Para a AMIG, essa situação expõe comunidades inteiras ao perigo, além de causar danos ambientais irreversíveis. “A falta de estrutura também incentiva a impunidade. Empresas mineradoras frequentemente utilizam lacunas na fiscalização para sonegar tributos, subfaturar exportações e explorar recursos sem contrapartidas econômicas e sociais adequadas“, destaca José Fernando. Na representação enviado ao MPF, a AMIG solicita que o órgão intervenha para garantir o cumprimento da legislação e a reestruturação da ANM. A entidade argumenta que a solução passa pela garantia de autonomia financeira à agência, permitindo investimentos em tecnologia, ampliação do quadro de servidores e reforço das fiscalizações. Segundo cálculos do Instituto de Justiça Fiscal (IJF), uma ANM devidamente estruturada poderia evitar prejuízos anuais estimados em R$ 7 bilhões apenas com sonegação fiscal. José Fernando enfatiza a gravidade da situação. “É inaceitável que um país com tamanha riqueza mineral trate sua principal agência reguladora como um órgão secundário. Estamos deixando de arrecadar bilhões, enquanto tragédias continuam a ameaçar nossa população e nosso meio ambiente.”

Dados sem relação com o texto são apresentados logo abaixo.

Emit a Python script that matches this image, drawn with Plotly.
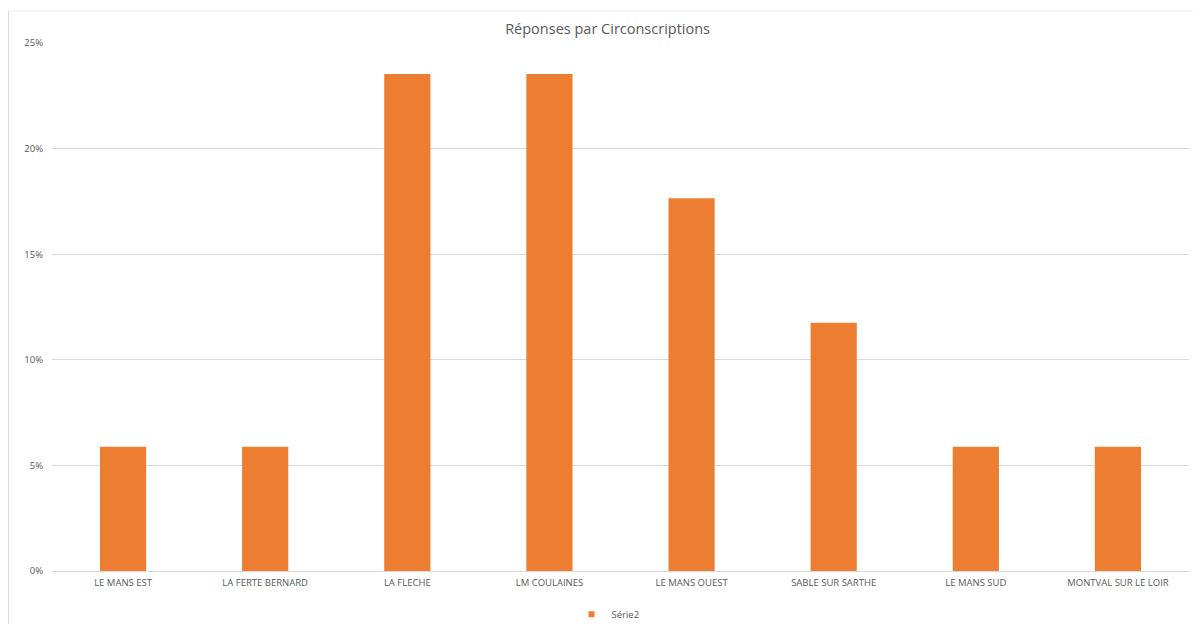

Para lembrar, o setor minerário representa cerca de 4% do PIB brasileiro e é um dos pilares da balança comercial do país. Contudo, a precariedade da gestão e fiscalização coloca em risco não apenas os cofres públicos, mas também a reputação do Brasil no cenário internacional. “A representação da AMIG busca acender um alerta definitivo. Para a associação, somente uma união entre órgãos de controle, sociedade civil e o MPF será capaz de garantir a sustentabilidade e segurança da mineração no Brasil, evitando que tragédias se repitam e que as riquezas minerais brasileiras sejam exploradas sem retorno justo para a sociedade,” diz a associação.